During the week the noon to sixer ran the console in the Test Room. The console was a rather large affair, being a custom-made telephone console and wire-photo switch rolled into one. Ah yes. In them thar days, newspapers had to book wire-photo circuits so that they could transmit their footie and other snaps out to other newspapers. To reduce cost, they made use of the multi-port wire-photo system to transmit the wire photo to say Gisborne, Hawkes Bay, Christchurch and other papers all at once. We are talking about pre-facsimile and pre-email days here.

The newspaper’s wire-photo machine had a rotating drum to which the subject photograph was attached. The operator could talk using the attached handset to the receiving papers via the wire photo circuit to co-ordinate the transmission and then they all switched over to receive while the transmitting newspaper started scanning the photo.

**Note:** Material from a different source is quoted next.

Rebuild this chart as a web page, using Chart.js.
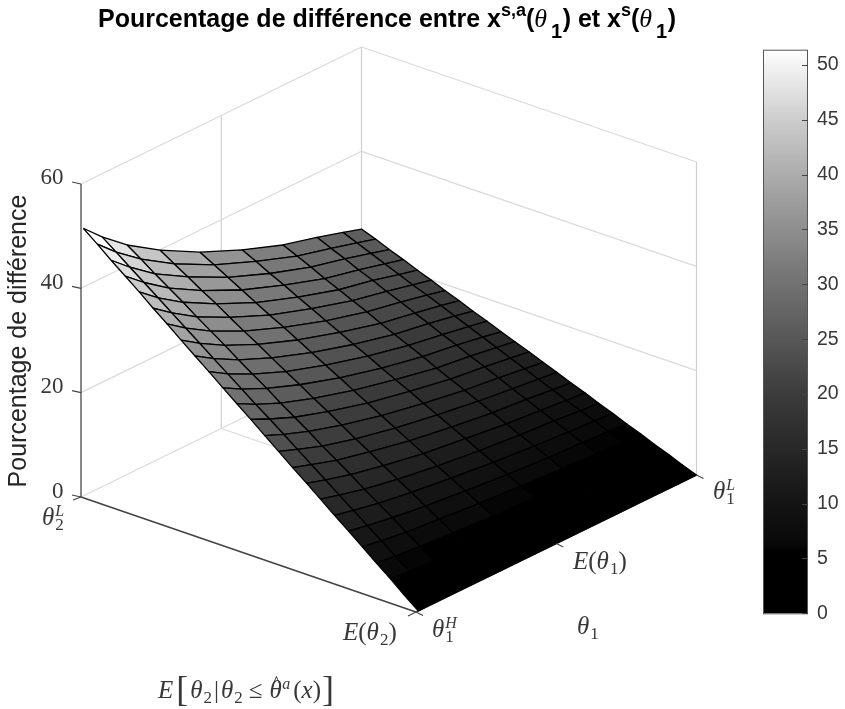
<!DOCTYPE html>
<html lang="fr">
<head>
<meta charset="UTF-8">
<title>Pourcentage de différence</title>
<script src="https://cdn.jsdelivr.net/npm/chart.js"></script>
<style>
  html, body { margin: 0; padding: 0; background: #fff; }
  #surfaceChart { position: absolute; left: 0; top: 0; }
  #colorbarChart { position: absolute; left: 763px; top: 30px; }
</style>
</head>
<body>
<canvas id="surfaceChart" width="845" height="709"></canvas>
<canvas id="colorbarChart" width="82" height="604"></canvas>
<script>
  // axis positions, 0..1 along each horizontal axis
  const theta2Nodes = [0, 0.042, 0.083, 0.125, 0.167, 0.208, 0.25, 0.292, 0.333, 0.375, 0.417, 0.458, 0.5,
    0.542, 0.583, 0.625, 0.667, 0.708, 0.75, 0.792, 0.833, 0.875, 0.917, 0.958, 1];
  const theta1Nodes = [0.008, 0.075, 0.164, 0.282, 0.424, 0.574, 0.72, 0.841, 0.934, 1];

  // pourcentage de difference, one row per theta2 node, one column per theta1 node
  const percentDiff = [
    [51.3, 47.9, 44.0, 39.9, 35.8, 32.3, 29.4, 27.7, 26.2, 25.1],
    [49.2, 45.9, 42.2, 38.2, 34.3, 31.0, 28.2, 26.5, 25.1, 24.1],
    [47.0, 43.9, 40.3, 36.6, 32.8, 29.6, 27.0, 25.4, 24.0, 23.0],
    [44.9, 41.9, 38.5, 34.9, 31.3, 28.3, 25.7, 24.2, 22.9, 22.0],
    [42.8, 39.9, 36.7, 33.3, 29.8, 26.9, 24.5, 23.1, 21.8, 20.9],
    [40.6, 37.9, 34.8, 31.6, 28.3, 25.6, 23.3, 21.9, 20.7, 19.9],
    [38.5, 35.9, 33.0, 29.9, 26.9, 24.2, 22.1, 20.8, 19.7, 18.8],
    [36.3, 33.9, 31.2, 28.3, 25.4, 22.9, 20.8, 19.6, 18.6, 17.8],
    [34.2, 31.9, 29.3, 26.6, 23.9, 21.5, 19.6, 18.5, 17.5, 16.7],
    [32.1, 29.9, 27.5, 24.9, 22.4, 20.2, 18.4, 17.3, 16.4, 15.7],
    [29.9, 27.9, 25.7, 23.3, 20.9, 18.8, 17.2, 16.2, 15.3, 14.6],
    [27.8, 25.9, 23.8, 21.6, 19.4, 17.5, 15.9, 15.0, 14.2, 13.6],
    [25.7, 24.0, 22.0, 20.0, 17.9, 16.2, 14.7, 13.9, 13.1, 12.6],
    [23.5, 22.0, 20.2, 18.3, 16.4, 14.8, 13.5, 12.7, 12.0, 11.5],
    [21.4, 20.0, 18.3, 16.6, 14.9, 13.5, 12.3, 11.5, 10.9, 10.5],
    [19.2, 18.0, 16.5, 15.0, 13.4, 12.1, 11.0, 10.4, 9.8, 9.4],
    [17.1, 16.0, 14.7, 13.3, 11.9, 10.8, 9.8, 9.2, 8.7, 8.4],
    [15.0, 14.0, 12.8, 11.6, 10.4, 9.4, 8.6, 8.1, 7.6, 7.3],
    [12.8, 12.0, 11.0, 10.0, 9.0, 8.1, 7.4, 6.9, 6.6, 6.3],
    [10.7, 10.0, 9.2, 8.3, 7.5, 6.7, 6.1, 5.8, 5.5, 5.2],
    [8.6, 8.0, 7.3, 6.7, 6.0, 5.4, 4.9, 4.6, 4.4, 4.2],
    [6.4, 6.0, 5.5, 5.0, 4.5, 4.0, 3.7, 3.5, 3.3, 3.1],
    [4.3, 4.0, 3.7, 3.3, 3.0, 2.7, 2.5, 2.3, 2.2, 2.1],
    [2.1, 2.0, 1.8, 1.7, 1.5, 1.3, 1.2, 1.2, 1.1, 1.0],
    [0, 0, 0, 0, 0, 0, 0, 0, 0, 0]
  ];

  const zTicks = [0, 20, 40, 60];
  const theta1Ticks = [0, 0.5, 1];
  const theta2Ticks = [0, 1];
  const colorMax = 51.3;

  // colormap
  const cmapValues = [0, 5.6, 6.2, 10, 15, 20, 25, 30, 35, 40, 45, 50, 51.3];
  const cmapGrays = [0, 0, 8, 20, 40, 60, 88, 114, 142, 172, 205, 243, 255];

  // view of the box: orthographic, pixels per unit
  const view = { x0: 81, y0: 497, ux: 335, uy: 115, vx: 280.5, vy: -137, zy: -5.217 };

  function project(u, v, z) {
    return { x: view.x0 + u * view.ux + v * view.vx, y: view.y0 + u * view.uy + v * view.vy + z * view.zy };
  }

  function grayFor(val) {
    let i = 0;
    while (i < cmapValues.length - 2 && val > cmapValues[i + 1]) i++;
    const t = (val - cmapValues[i]) / (cmapValues[i + 1] - cmapValues[i]);
    const g = Math.round(cmapGrays[i] + t * (cmapGrays[i + 1] - cmapGrays[i]));
    return 'rgb(' + g + ',' + g + ',' + g + ')';
  }

  function lineSet(a, b, color, order, width) {
    return { type: 'scatter', data: [a, b], showLine: true, borderColor: color, borderWidth: width || 1.2,
      pointRadius: 0, fill: false, order: order };
  }

  const datasets = [];

  // back walls and floor
  const gridColor = '#dadada';
  zTicks.forEach(function (z) {
    datasets.push(lineSet(project(0, 0, z), project(0, 1, z), gridColor, 900));
    datasets.push(lineSet(project(0, 1, z), project(1, 1, z), gridColor, 900));
  });
  theta1Ticks.forEach(function (v) {
    if (v > 0) datasets.push(lineSet(project(0, v, 0), project(0, v, 60), '#cfcfcf', 900));
    datasets.push(lineSet(project(0, v, 0), project(1, v, 0), gridColor, 900));
  });
  theta2Ticks.forEach(function (u) {
    if (u > 0) datasets.push(lineSet(project(u, 1, 0), project(u, 1, 60), '#cfcfcf', 900));
  });

  // box axes
  datasets.push(lineSet(project(0, 0, 0), project(0, 0, 60), '#555', 800, 1.4));
  datasets.push(lineSet(project(0, 0, 0), project(1, 0, 0), '#444', 800, 1.4));
  datasets.push(lineSet(project(1, 0, 0), project(1, 1, 0), '#444', 800, 1.4));

  // surface, one closed polygon per cell, flat colour from the first corner
  for (let i = 0; i < theta2Nodes.length - 1; i++) {
    for (let j = 0; j < theta1Nodes.length - 1; j++) {
      const a = project(theta2Nodes[i], theta1Nodes[j], percentDiff[i][j]);
      const b = project(theta2Nodes[i], theta1Nodes[j + 1], percentDiff[i][j + 1]);
      const c = project(theta2Nodes[i + 1], theta1Nodes[j + 1], percentDiff[i + 1][j + 1]);
      const d = project(theta2Nodes[i + 1], theta1Nodes[j], percentDiff[i + 1][j]);
      datasets.push({ type: 'scatter', data: [a, b, c, d, a], showLine: true, fill: 'shape',
        backgroundColor: grayFor(percentDiff[i][j]), borderColor: '#000', borderWidth: 1.3,
        borderJoinStyle: 'round', pointRadius: 0, order: 500 - i });
    }
  }

  const sans = "'Liberation Sans', Arial, sans-serif";
  const serif = "'Liberation Serif', serif";
  const textColor = '#383838';

  function drawRuns(ctx, x, y, runs, color) {
    ctx.fillStyle = color || textColor;
    ctx.textAlign = 'left';
    ctx.textBaseline = 'alphabetic';
    runs.forEach(function (r) {
      ctx.font = r[1];
      ctx.fillText(r[0], x, y + (r[2] || 0));
      x += ctx.measureText(r[0]).width + (r[3] || 0);
    });
  }

  const mi = 'italic 25px ' + serif, mr = '25px ' + serif, ms = 'italic 16px ' + serif, mn = '17px ' + serif;
  const big = '36px ' + serif;

  function ctxWidth(t, font) {
    const c = document.getElementById('surfaceChart').getContext('2d');
    c.save(); c.font = font;
    const w = c.measureText(t).width;
    c.restore();
    return w;
  }
  function thetaRuns(sub, sup) {
    return [['θ', mi, 0, 1], [sup, ms, -9, -ctxWidth(sup, ms)], [sub, mn, 5, 0]];
  }

  const labelsPlugin = {
    id: 'surfaceLabels',
    afterDatasetsDraw(chart) {
      const ctx = chart.ctx;
      const sx = chart.scales.x, sy = chart.scales.y;
      function stub(p, dx, dy) {
        ctx.beginPath();
        ctx.moveTo(sx.getPixelForValue(p.x), sy.getPixelForValue(p.y));
        ctx.lineTo(sx.getPixelForValue(p.x) + dx, sy.getPixelForValue(p.y) + dy);
        ctx.stroke();
      }
      ctx.save();
      ctx.strokeStyle = '#444';
      ctx.lineWidth = 1.2;
      zTicks.forEach(function (z) { stub(project(0, 0, z), -9, -2); });
      stub(project(0, 0, 0), -8, 3);
      stub(project(1, 0, 0), -8, 4);
      theta1Ticks.forEach(function (v) { stub(project(1, v, 0), 7, 3.5); });

      // z tick labels
      ctx.fillStyle = textColor;
      ctx.font = '23px ' + serif;
      ctx.textAlign = 'right';
      ctx.textBaseline = 'alphabetic';
      zTicks.forEach(function (z) {
        const p = project(0, 0, z);
        ctx.fillText(String(z), 63.5, sy.getPixelForValue(p.y) + 0.5);
      });

      drawRuns(ctx, 42, 525, thetaRuns('2', 'L'));
      drawRuns(ctx, 343, 640, [['E', mi], ['(', mr], ['θ', mi, 0, 1], ['2', mn, 5], [')', mr]]);
      drawRuns(ctx, 432, 637, thetaRuns('1', 'H'));
      drawRuns(ctx, 573, 569, [['E', mi], ['(', mr], ['θ', mi, 0, 1], ['1', mn, 5], [')', mr]]);
      drawRuns(ctx, 577, 634, [['θ', mi, 0, 1], ['1', mn, 5]]);
      drawRuns(ctx, 713, 499, thetaRuns('1', 'L'));
      drawRuns(ctx, 158, 698, [['E', mi, 0, 3], ['[', big, 3, 2], ['θ', mi, 0, 1], ['2', mn, 5, 2],
        ['|', mr, 0, 2], ['θ', mi, 0, 1], ['2', mn, 5, 6], ['≤', mr, 0, 7], ['θ', mi, 0, -10], ['^', '20px ' + serif, -8, 1],
        ['a', ms, -9, 3], ['(', mr], ['x', mi], [')', mr, 0, 1], [']', big, 3]]);

      // title
      const tb = 'bold 25px ' + sans, ts = 'bold 18px ' + sans, tn = 'bold 20px ' + sans, tt = 'italic 26px ' + serif;
      drawRuns(ctx, 98, 27, [['Pourcentage de différence entre x', tb], ['s,a', ts, -11], ['(', tb], ['θ', tt, 0, 4],
        ['1', tn, 11, 0.5], [')', tb], [' et x', tb], ['s', ts, -11], ['(', tb], ['θ', tt, 0, 4], ['1', tn, 11, 0.5], [')', tb]], '#000');

      // z axis title
      ctx.translate(26, 341);
      ctx.rotate(-Math.PI / 2);
      ctx.font = '25px ' + sans;
      ctx.fillStyle = '#262626';
      ctx.textAlign = 'center';
      ctx.fillText('Pourcentage de différence', 0, 0);
      ctx.restore();
    }
  };

  new Chart(document.getElementById('surfaceChart'), {
    type: 'scatter',
    data: { datasets: datasets },
    options: {
      responsive: false,
      devicePixelRatio: 1,
      animation: false,
      events: [],
      layout: { padding: 0 },
      plugins: { legend: { display: false }, tooltip: { enabled: false } },
      scales: {
        x: { type: 'linear', display: false, min: 0, max: 845 },
        y: { type: 'linear', display: false, min: 0, max: 709, reverse: true }
      }
    },
    plugins: [labelsPlugin]
  });

  // colorbar, a stack of thin gray levels on a real value axis
  const colorSteps = 281;
  const barSets = [];
  for (let i = 0; i < colorSteps; i++) {
    barSets.push({ data: [colorMax / colorSteps], backgroundColor: grayFor((i + 0.5) * colorMax / colorSteps),
      barPercentage: 1, categoryPercentage: 1, borderWidth: 0 });
  }

  const framePlugin = {
    id: 'barFrame',
    afterDraw(chart) {
      const a = chart.chartArea, ctx = chart.ctx, y = chart.scales.y;
      ctx.save();
      ctx.strokeStyle = '#555';
      ctx.lineWidth = 1;
      ctx.strokeRect(a.left + 0.5, a.top - 0.5, a.right - a.left - 1, a.bottom - a.top + 1);
      // inward ticks
      ctx.strokeStyle = '#444';
      y.ticks.forEach(function (t) {
        const py = Math.round(y.getPixelForValue(t.value)) + 0.5;
        ctx.beginPath();
        ctx.moveTo(a.right, py);
        ctx.lineTo(a.right - 6, py);
        ctx.stroke();
      });
      ctx.restore();
    }
  };

  new Chart(document.getElementById('colorbarChart'), {
    type: 'bar',
    data: { labels: ['niveau'], datasets: barSets },
    options: {
      responsive: false,
      devicePixelRatio: 1,
      animation: false,
      events: [],
      layout: { padding: 0 },
      plugins: { legend: { display: false }, tooltip: { enabled: false } },
      scales: {
        x: { stacked: true, display: false },
        y: {
          stacked: true,
          position: 'right',
          min: 0,
          max: colorMax,
          afterFit(scale) { scale.width = 37; },
          border: { display: false },
          grid: { display: false, drawTicks: false },
          ticks: { stepSize: 5, includeBounds: false, padding: 9, color: '#383838', font: { family: sans, size: 19.5 } }
        }
      }
    },
    plugins: [framePlugin]
  });
</script>
</body>
</html>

Exasperation occurred if the trainee at one of the regional papers leapt back onto the phone circuit while the photo was being transmitted and announced he hadn’t done this or that. All the receiving machines would get a glitch, and the whole sequence had to be started again. From memory it took about 5 minutes to transmit a standard black & white photo.

Boy some of those press hacks could be demanding, too. They wanted the service, and they wanted it now! Booking the circuit via the toll room just didn’t cut the mustard. Once booked, one of the operators would scoot down in the lift to the second floor with a completed form, and away we’d go. Bandwidth was expensive in those days, and circuits at regional stations were manually patched from the network to the local newspaper office. A bit of a bind if the Gisborne Herald booked to receive a wire-photo at the last minute and we couldn’t get hold of the call-out Transmission tech up there to do some patching.

At Wellington Trans the console operator answered all the inward calls to the transmission centre from the dedicated ’98 lines, local trunks and orderwires. Orderwires were hard-wired voice circuits that connected transmission stations within each region to their zone centre, and zone centres to each other.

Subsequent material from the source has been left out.